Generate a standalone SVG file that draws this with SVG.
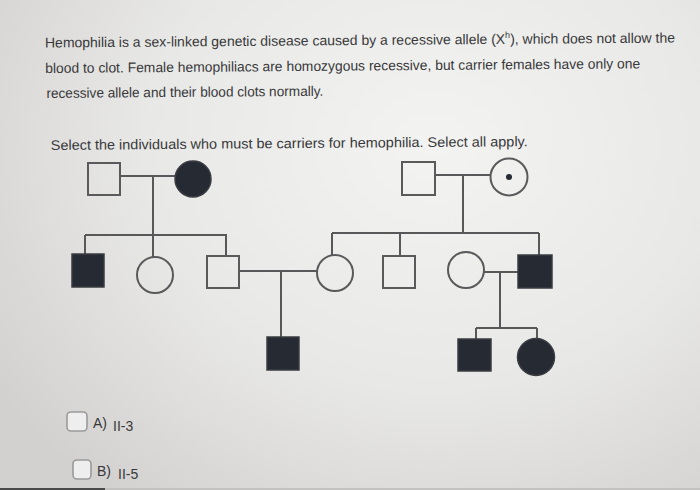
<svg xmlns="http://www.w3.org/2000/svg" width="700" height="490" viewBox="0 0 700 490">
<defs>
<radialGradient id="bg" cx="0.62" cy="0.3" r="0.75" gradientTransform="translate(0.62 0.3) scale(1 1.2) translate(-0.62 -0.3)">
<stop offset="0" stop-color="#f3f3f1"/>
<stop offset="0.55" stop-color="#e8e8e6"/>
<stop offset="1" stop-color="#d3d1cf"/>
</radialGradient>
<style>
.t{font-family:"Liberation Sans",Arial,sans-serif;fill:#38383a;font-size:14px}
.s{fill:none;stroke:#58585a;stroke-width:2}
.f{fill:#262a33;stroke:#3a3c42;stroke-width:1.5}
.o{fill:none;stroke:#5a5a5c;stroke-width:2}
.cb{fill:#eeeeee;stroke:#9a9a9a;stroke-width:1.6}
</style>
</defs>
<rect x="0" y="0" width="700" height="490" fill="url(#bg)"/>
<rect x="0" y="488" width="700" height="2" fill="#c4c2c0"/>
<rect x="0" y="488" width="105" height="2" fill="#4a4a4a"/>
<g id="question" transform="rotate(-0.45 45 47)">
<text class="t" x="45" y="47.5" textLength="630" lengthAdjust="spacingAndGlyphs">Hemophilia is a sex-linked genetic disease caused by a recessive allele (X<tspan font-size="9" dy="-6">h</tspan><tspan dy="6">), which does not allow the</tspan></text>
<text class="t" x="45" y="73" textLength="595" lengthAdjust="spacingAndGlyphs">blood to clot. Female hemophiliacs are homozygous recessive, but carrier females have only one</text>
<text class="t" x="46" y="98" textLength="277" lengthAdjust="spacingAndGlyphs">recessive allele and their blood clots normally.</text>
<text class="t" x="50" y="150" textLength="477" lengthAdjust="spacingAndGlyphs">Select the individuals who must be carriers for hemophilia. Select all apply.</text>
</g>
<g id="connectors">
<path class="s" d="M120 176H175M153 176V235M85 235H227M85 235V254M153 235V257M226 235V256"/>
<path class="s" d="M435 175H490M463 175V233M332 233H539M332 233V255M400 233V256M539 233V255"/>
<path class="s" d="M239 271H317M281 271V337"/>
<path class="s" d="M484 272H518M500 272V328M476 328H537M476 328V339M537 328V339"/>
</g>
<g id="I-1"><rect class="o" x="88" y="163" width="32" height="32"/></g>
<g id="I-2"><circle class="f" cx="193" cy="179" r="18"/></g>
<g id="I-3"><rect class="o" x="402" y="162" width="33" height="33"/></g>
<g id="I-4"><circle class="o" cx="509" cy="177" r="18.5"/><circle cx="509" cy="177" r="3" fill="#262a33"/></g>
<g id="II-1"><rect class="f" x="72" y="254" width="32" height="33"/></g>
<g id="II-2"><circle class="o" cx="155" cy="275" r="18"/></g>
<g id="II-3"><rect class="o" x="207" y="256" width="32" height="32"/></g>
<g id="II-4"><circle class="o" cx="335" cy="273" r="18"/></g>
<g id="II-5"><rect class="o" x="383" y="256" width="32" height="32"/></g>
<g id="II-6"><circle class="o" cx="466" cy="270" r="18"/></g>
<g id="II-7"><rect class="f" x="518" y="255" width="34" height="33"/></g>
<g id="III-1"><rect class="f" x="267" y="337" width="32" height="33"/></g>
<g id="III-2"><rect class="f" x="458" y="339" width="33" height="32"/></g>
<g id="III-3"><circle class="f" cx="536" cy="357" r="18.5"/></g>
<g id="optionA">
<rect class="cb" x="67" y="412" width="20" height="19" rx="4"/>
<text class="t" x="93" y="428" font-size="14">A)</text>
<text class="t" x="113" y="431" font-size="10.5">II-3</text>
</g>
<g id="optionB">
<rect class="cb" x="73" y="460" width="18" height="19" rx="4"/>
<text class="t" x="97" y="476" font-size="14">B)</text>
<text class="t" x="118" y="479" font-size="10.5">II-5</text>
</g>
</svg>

## Given instruction
Give back every line exactly as it stands, pictures excluded.

## Result for this exercise
Generate a standalone SVG file that draws this with SVG.
<svg xmlns="http://www.w3.org/2000/svg" width="700" height="490" viewBox="0 0 700 490">
<defs>
<radialGradient id="bg" cx="0.62" cy="0.3" r="0.75" gradientTransform="translate(0.62 0.3) scale(1 1.2) translate(-0.62 -0.3)">
<stop offset="0" stop-color="#f3f3f1"/>
<stop offset="0.55" stop-color="#e8e8e6"/>
<stop offset="1" stop-color="#d3d1cf"/>
</radialGradient>
<style>
.t{font-family:"Liberation Sans",Arial,sans-serif;fill:#38383a;font-size:14px}
.s{fill:none;stroke:#58585a;stroke-width:2}
.f{fill:#262a33;stroke:#3a3c42;stroke-width:1.5}
.o{fill:none;stroke:#5a5a5c;stroke-width:2}
.cb{fill:#eeeeee;stroke:#9a9a9a;stroke-width:1.6}
</style>
</defs>
<rect x="0" y="0" width="700" height="490" fill="url(#bg)"/>
<rect x="0" y="488" width="700" height="2" fill="#c4c2c0"/>
<rect x="0" y="488" width="105" height="2" fill="#4a4a4a"/>
<g id="question" transform="rotate(-0.45 45 47)">
<text class="t" x="45" y="47.5" textLength="630" lengthAdjust="spacingAndGlyphs">Hemophilia is a sex-linked genetic disease caused by a recessive allele (X<tspan font-size="9" dy="-6">h</tspan><tspan dy="6">), which does not allow the</tspan></text>
<text class="t" x="45" y="73" textLength="595" lengthAdjust="spacingAndGlyphs">blood to clot. Female hemophiliacs are homozygous recessive, but carrier females have only one</text>
<text class="t" x="46" y="98" textLength="277" lengthAdjust="spacingAndGlyphs">recessive allele and their blood clots normally.</text>
<text class="t" x="50" y="150" textLength="477" lengthAdjust="spacingAndGlyphs">Select the individuals who must be carriers for hemophilia. Select all apply.</text>
</g>
<g id="connectors">
<path class="s" d="M120 176H175M153 176V235M85 235H227M85 235V254M153 235V257M226 235V256"/>
<path class="s" d="M435 175H490M463 175V233M332 233H539M332 233V255M400 233V256M539 233V255"/>
<path class="s" d="M239 271H317M281 271V337"/>
<path class="s" d="M484 272H518M500 272V328M476 328H537M476 328V339M537 328V339"/>
</g>
<g id="I-1"><rect class="o" x="88" y="163" width="32" height="32"/></g>
<g id="I-2"><circle class="f" cx="193" cy="179" r="18"/></g>
<g id="I-3"><rect class="o" x="402" y="162" width="33" height="33"/></g>
<g id="I-4"><circle class="o" cx="509" cy="177" r="18.5"/><circle cx="509" cy="177" r="3" fill="#262a33"/></g>
<g id="II-1"><rect class="f" x="72" y="254" width="32" height="33"/></g>
<g id="II-2"><circle class="o" cx="155" cy="275" r="18"/></g>
<g id="II-3"><rect class="o" x="207" y="256" width="32" height="32"/></g>
<g id="II-4"><circle class="o" cx="335" cy="273" r="18"/></g>
<g id="II-5"><rect class="o" x="383" y="256" width="32" height="32"/></g>
<g id="II-6"><circle class="o" cx="466" cy="270" r="18"/></g>
<g id="II-7"><rect class="f" x="518" y="255" width="34" height="33"/></g>
<g id="III-1"><rect class="f" x="267" y="337" width="32" height="33"/></g>
<g id="III-2"><rect class="f" x="458" y="339" width="33" height="32"/></g>
<g id="III-3"><circle class="f" cx="536" cy="357" r="18.5"/></g>
<g id="optionA">
<rect class="cb" x="67" y="412" width="20" height="19" rx="4"/>
<text class="t" x="93" y="428" font-size="14">A)</text>
<text class="t" x="113" y="431" font-size="10.5">II-3</text>
</g>
<g id="optionB">
<rect class="cb" x="73" y="460" width="18" height="19" rx="4"/>
<text class="t" x="97" y="476" font-size="14">B)</text>
<text class="t" x="118" y="479" font-size="10.5">II-5</text>
</g>
</svg>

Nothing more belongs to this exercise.